Simple Harmonic Motion of a Spring Elevator

[UrbanXrisis]

the question is http://home.earthlink.net/~urban-xrisis/phy002.jpg

a.
$$\omega = \sqrt{\frac{k}{m}}$$
$$\omega = \sqrt{\frac{500}{2}}$$

b.
$$F=kx$$
$$\frac{g}{3} * 2kg=500x$$
$$x=1.31cm$$

c.
since the block displaces 1.31 cm then that is it's amplitude

I don't undersatnd what they mean by inital phase angle. The initial phase would be the mass at -1.31cm moving upwards. I would just be...
$$x=- \omega^2 A cos(\omega t + \phi)$$
$$\phi=0$$

or... I think this might be a valid answer...

$$x_i=Acos\phi$$
$$-1.31=1.31cos\phi$$
$$\phi = \pi$$

am I doing this all correctly?

 

[Doc Al]

Looks good to me. (Yes, $\phi = \pi$.)

 

[quasar987]

Could you explain to me what you did in part b. please?

 

[Doc Al]

When the car is accelerating, the spring must exert an additional force equal to $ma = mg/3$, thus the spring must stretch an additional $x = mg/(3k)$.

 

[quasar987]

But isn't this just the new equilibrium position of the block? After this new position has been attained, the sum of the force of the block is zero but it will have picked a speed in going from rest to this point while accelerating according to

$$a = -kx/m + g/3$$

Therefor it will oscilate around $x = mg/(3k)$.

 

[Doc Al]

With no acceleration, the equilibrium point will be where the spring is stretched an amount $mg/k$; when the car is accelerating at $g/3$, the equilibrium position will be at a stretch of $mg/k + mg/(3k)$.
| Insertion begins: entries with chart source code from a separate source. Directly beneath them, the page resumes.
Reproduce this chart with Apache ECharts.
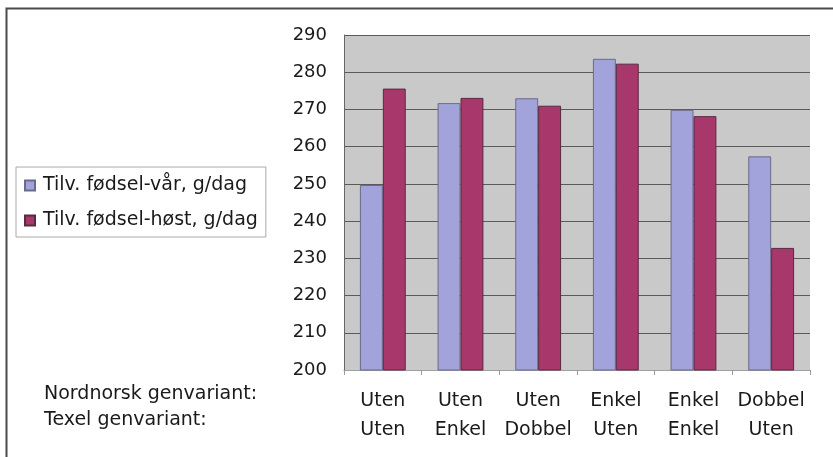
<!DOCTYPE html>
<html>
<head>
<meta charset="utf-8">
<script src="https://cdn.jsdelivr.net/npm/echarts@6/dist/echarts.min.js"></script>
<style>
html,body{margin:0;padding:0;background:#fff;}
#chart{width:833px;height:457px;}
</style>
</head>
<body>
<div id="chart"></div>
<script>
// Data
const nordnorsk = ['Uten', 'Uten', 'Uten', 'Enkel', 'Enkel', 'Dobbel'];
const texel = ['Uten', 'Enkel', 'Dobbel', 'Uten', 'Enkel', 'Uten'];
const seriesNames = ['Tilv. fødsel-vår, g/dag', 'Tilv. fødsel-høst, g/dag'];
const varValues = [249.7, 271.7, 273.0, 283.6, 269.9, 257.4];
const hostValues = [275.6, 273.1, 271.0, 282.3, 268.2, 232.8];
const rowLabels = ['Nordnorsk genvariant:', 'Texel genvariant:'];
const yMin = 200, yMax = 290, yStep = 10;

const categories = nordnorsk.map((n, i) => n + '\n' + texel[i]);
const FONT = 'DejaVu Sans';
const TXT = '#1a1a1a';

const chart = echarts.init(document.getElementById('chart'), null, {renderer: 'canvas'});
chart.setOption({
  animation: false,
  backgroundColor: '#ffffff',
  textStyle: {fontFamily: FONT, color: TXT},
  grid: {
    left: 344, right: 23, top: 35, bottom: 87,
    show: true, backgroundColor: '#c9c9c9', borderWidth: 0
  },
  legend: {
    orient: 'vertical',
    left: 16, top: 167,
    padding: [9, 8, 7, 8],
    itemGap: 16,
    itemWidth: 10, itemHeight: 10,
    icon: 'rect',
    borderColor: '#aaaaaa', borderWidth: 1,
    textStyle: {fontFamily: FONT, fontSize: 19, color: TXT, padding: [0, 0, 0, 3]},
    data: seriesNames
  },
  xAxis: {
    type: 'category',
    data: categories,
    axisLine: {show: true, lineStyle: {color: '#a0a0a0', width: 1}},
    axisTick: {show: true, length: 5, lineStyle: {color: '#9a9a9a'}},
    axisLabel: {fontFamily: FONT, fontSize: 19, color: TXT, lineHeight: 28.5, margin: 17, interval: 0}
  },
  yAxis: {
    type: 'value',
    min: yMin, max: yMax, interval: yStep,
    axisLine: {show: true, lineStyle: {color: '#666', width: 1}},
    axisTick: {show: false},
    axisLabel: {fontFamily: FONT, fontSize: 18, color: TXT, margin: 17},
    splitLine: {show: true, lineStyle: {color: '#5a5a5a', width: 1}}
  },
  series: [
    {
      name: seriesNames[0], type: 'bar', data: varValues,
      barGap: '0%', barCategoryGap: '41%',
      itemStyle: {color: '#a3a3db', borderColor: '#6a6a8a', borderWidth: 1}
    },
    {
      name: seriesNames[1], type: 'bar', data: hostValues,
      barGap: '0%', barCategoryGap: '41%',
      itemStyle: {color: '#a8386c', borderColor: '#5a2a40', borderWidth: 1}
    }
  ],
  graphic: [
    {type: 'rect', left: 4, top: 6, shape: {width: 840, height: 470}, silent: true,
      style: {fill: 'none', stroke: '#4a4a4a', lineWidth: 2}, z: 100},
    {type: 'text', x: 44, y: 394, style: {text: rowLabels[0], font: '19px "DejaVu Sans"', fill: TXT, textVerticalAlign: 'middle'}},
    {type: 'text', x: 44, y: 420, style: {text: rowLabels[1], font: '19px "DejaVu Sans"', fill: TXT, textVerticalAlign: 'middle'}}
  ]
});
</script>
</body>
</html>
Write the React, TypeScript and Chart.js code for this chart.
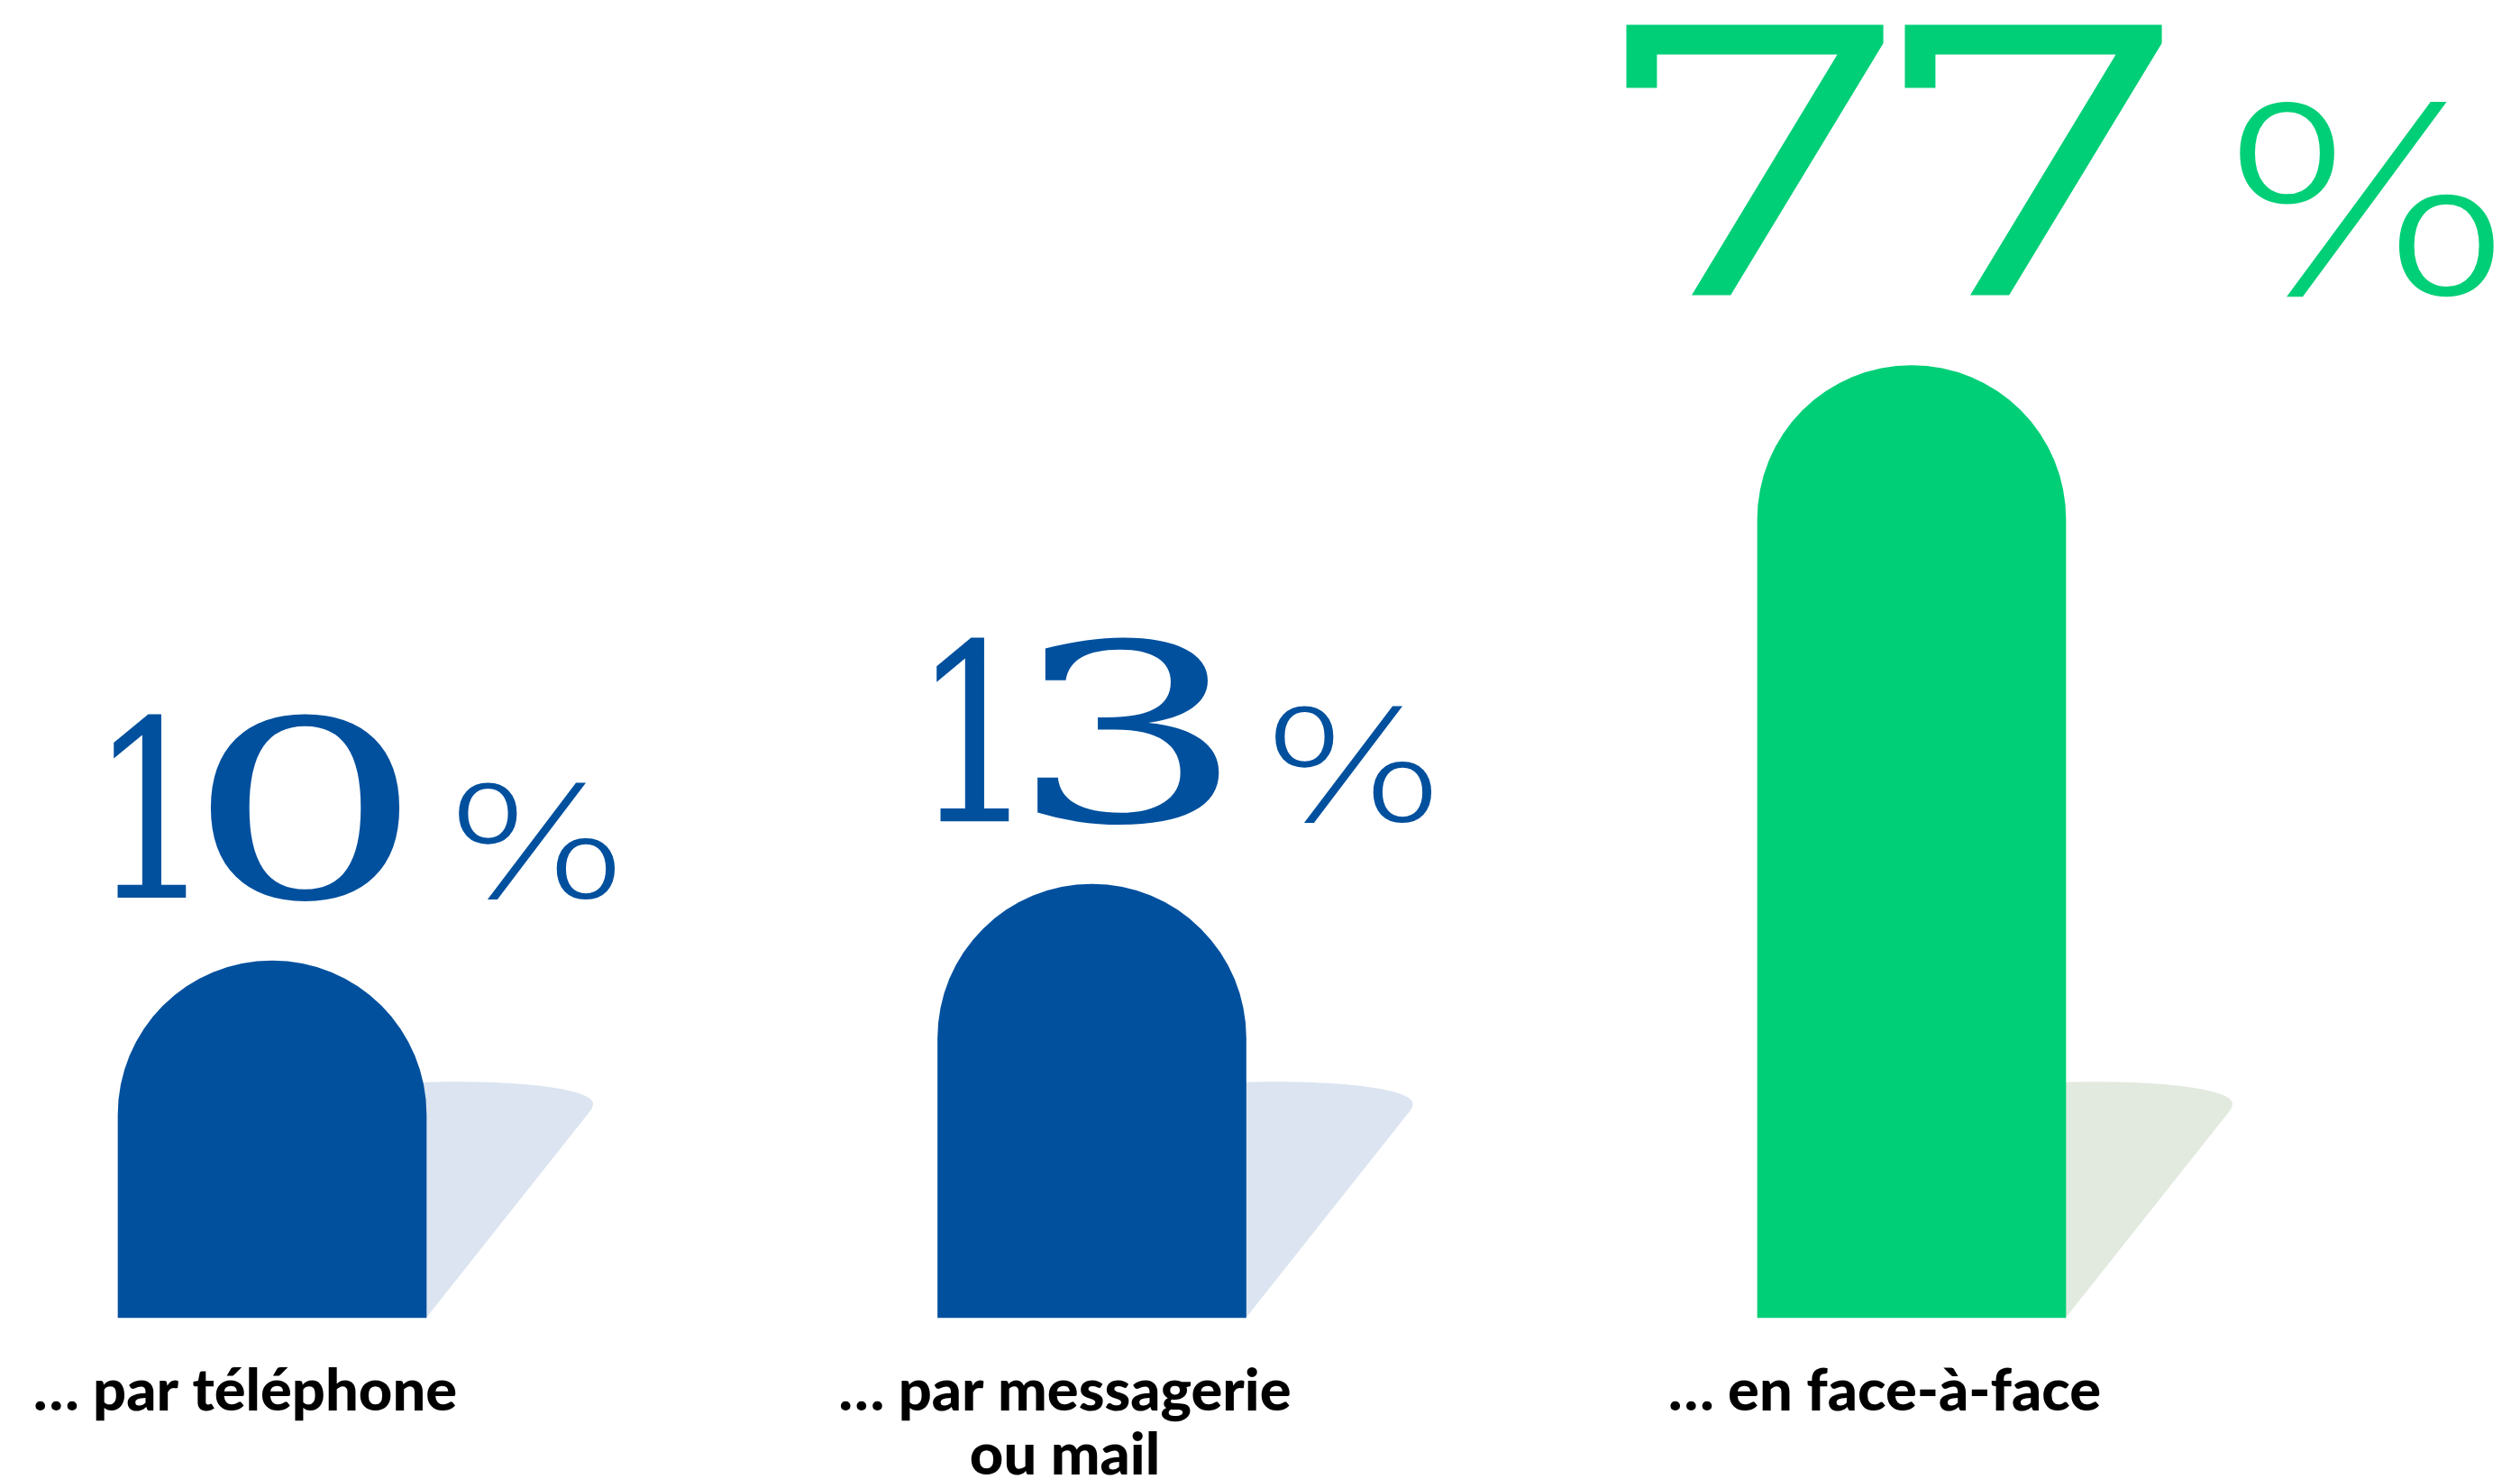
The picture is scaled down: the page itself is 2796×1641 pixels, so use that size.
import React, { useEffect, useRef } from "react";
import { Chart, registerables } from "chart.js";

Chart.register(...registerables);

const categories: (string | string[])[] = [
  "… par téléphone",
  ["… par messagerie", "ou mail"],
  "… en face-à-face",
];
const values: number[] = [10, 13, 77];
const barColors: string[] = ["#00509e", "#00509e", "#00cf77"];
const shadowColors: string[] = ["#dbe4f0", "#dbe4f0", "#e2eadf"];

const W = 2796;
const H = 1641;

// glyph ink widths, in units of cap height (display-face look)
const glyphWidths: Record<string, number> = { "1": 0.42, "0": 1.07, "3": 1.035, "7": 0.99 };

function drawNumber(
  ctx: CanvasRenderingContext2D,
  text: string,
  cx: number,
  baseline: number,
  cap: number
): number {
  const size = cap / 0.729;
  ctx.font = `${size}px "DejaVu Serif"`;
  ctx.textAlign = "left";
  ctx.textBaseline = "alphabetic";
  const glyphs = text.split("").map((c) => {
    const m = ctx.measureText(c);
    const inkW = m.actualBoundingBoxLeft + m.actualBoundingBoxRight;
    const tw = (glyphWidths[c] ?? 0.8) * cap;
    return { c, l: m.actualBoundingBoxLeft, sx: tw / inkW, tw };
  });
  const gapAfter = (c: string) => (c === "7" ? 0.04 : 0.125) * cap;
  let total = 0;
  glyphs.forEach((g, i) => {
    total += g.tw;
    if (i > 0) total += gapAfter(glyphs[i - 1].c);
  });
  let x = cx - total / 2;
  glyphs.forEach((g, i) => {
    if (i > 0) x += gapAfter(glyphs[i - 1].c);
    ctx.save();
    ctx.translate(x, baseline);
    ctx.scale(g.sx, 1);
    ctx.fillText(g.c, g.l, 0);
    ctx.restore();
    x += g.tw;
  });
  return cx + total / 2;
}

function drawPercent(
  ctx: CanvasRenderingContext2D,
  left: number,
  bottom: number,
  h: number,
  w: number
) {
  const fam = `200 {S}px "DejaVu Sans"`;
  ctx.font = fam.replace("{S}", "100");
  const m0 = ctx.measureText("%");
  const inkH0 = m0.actualBoundingBoxAscent + m0.actualBoundingBoxDescent;
  const size = (100 * h) / inkH0;
  ctx.font = fam.replace("{S}", String(size));
  const m = ctx.measureText("%");
  const inkW = m.actualBoundingBoxLeft + m.actualBoundingBoxRight;
  const sx = w / inkW;
  ctx.save();
  ctx.translate(left, bottom - m.actualBoundingBoxDescent);
  ctx.scale(sx, 1);
  ctx.textAlign = "left";
  ctx.textBaseline = "alphabetic";
  ctx.fillText("%", m.actualBoundingBoxLeft, 0);
  ctx.restore();
}

const shadowPlugin = {
  id: "barShadows",
  beforeDatasetsDraw(chart: any) {
    const meta = chart.getDatasetMeta(0);
    const ctx = chart.ctx as CanvasRenderingContext2D;
    meta.data.forEach((el: any, i: number) => {
      const p = el.getProps(["x", "width", "base"], true);
      const s = p.width / 342;
      const R = p.x + p.width / 2;
      const B = p.base;
      const top = B - 262 * s;
      ctx.save();
      ctx.fillStyle = shadowColors[i];
      ctx.beginPath();
      ctx.moveTo(R - 12, top + 1);
      ctx.bezierCurveTo(R + 115 * s, top - 3 * s, R + 184 * s, top + 10 * s, R + 185 * s, top + 24 * s);
      ctx.quadraticCurveTo(R + 185 * s, top + 30 * s, R + 180 * s, top + 35 * s);
      ctx.lineTo(R, B);
      ctx.lineTo(R - 12, B);
      ctx.closePath();
      ctx.fill();
      ctx.restore();
    });
  },
};

const valueLabelPlugin = {
  id: "valueLabels",
  afterDatasetsDraw(chart: any) {
    const meta = chart.getDatasetMeta(0);
    const ctx = chart.ctx as CanvasRenderingContext2D;
    const maxV = Math.max(...values);
    meta.data.forEach((el: any, i: number) => {
      const v = values[i];
      const isMax = v === maxV;
      const k = isMax ? 1.5 : 1;
      const pk = isMax ? 1.67 : 1;
      const baseline = el.y - (isMax ? 78 : 70);
      const cx = el.x - 17;
      ctx.save();
      ctx.fillStyle = barColors[i];
      const inkRight = drawNumber(ctx, String(v), cx, baseline, 200 * k);
      drawPercent(ctx, inkRight + 62 * (isMax ? 1.2 : 1), baseline + 2, 130 * pk, 174 * pk);
      ctx.restore();
    });
  },
};

export default function App() {
  const ref = useRef<HTMLCanvasElement | null>(null);
  useEffect(() => {
    document.body.style.margin = "0";
    const canvas = ref.current;
    if (!canvas) return;
    const chart = new Chart(canvas, {
      type: "bar",
      data: {
        labels: categories as any,
        datasets: [
          {
            data: values,
            backgroundColor: barColors,
            borderWidth: 0,
            borderRadius: { topLeft: 171, topRight: 171, bottomLeft: 0, bottomRight: 0 },
            borderSkipped: "start",
            barThickness: 342,
            clip: false as any,
          },
        ],
      },
      options: {
        responsive: false,
        animation: false,
        devicePixelRatio: 1,
        layout: { padding: { left: 302, right: 675, top: 0, bottom: 0 } },
        plugins: {
          legend: { display: false },
          tooltip: { enabled: false },
          title: { display: false },
        },
        scales: {
          x: {
            type: "category",
            offset: false,
            grid: { display: false, drawTicks: false },
            border: { display: false },
            afterFit: (scale: any) => {
              scale.height = 179;
              scale.paddingLeft = 0;
              scale.paddingRight = 0;
            },
            ticks: {
              color: "#000000",
              padding: 46,
              labelOffset: -30,
              maxRotation: 0,
              minRotation: 0,
              autoSkip: false,
              font: { family: "Lato", weight: "900", size: 65, lineHeight: 1.1 },
            },
          },
          y: {
            type: "logarithmic",
            display: false,
            min: 2.941,
            max: 269.7,
          },
        },
      },
      plugins: [shadowPlugin, valueLabelPlugin],
    });
    return () => chart.destroy();
  }, []);
  return (
    <div style={{ width: W, height: H, overflow: "hidden", background: "#ffffff" }}>
      <canvas ref={ref} width={W} height={H} style={{ display: "block" }} />
    </div>
  );
}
The initial condition is that the car is accelerating, thus the initial position of the mass is at $x_0 = -mg/k -mg/(3k)$. At t=0, the acceleration stops (but the speed remains at whatever it is). So, at t=0 the equilbrium position is $mg/k$, thus the mass is displaced $mg/(3k)$ below that equilibrium point. It will oscillate about the equilibrium point with an amplitude of $mg/(3k)$.

 

[quasar987]

Oops, I had misread the question. I tought the block was initially at rest, THEN the elevator started accelerating, THEN it sudently stopped. Sowwy.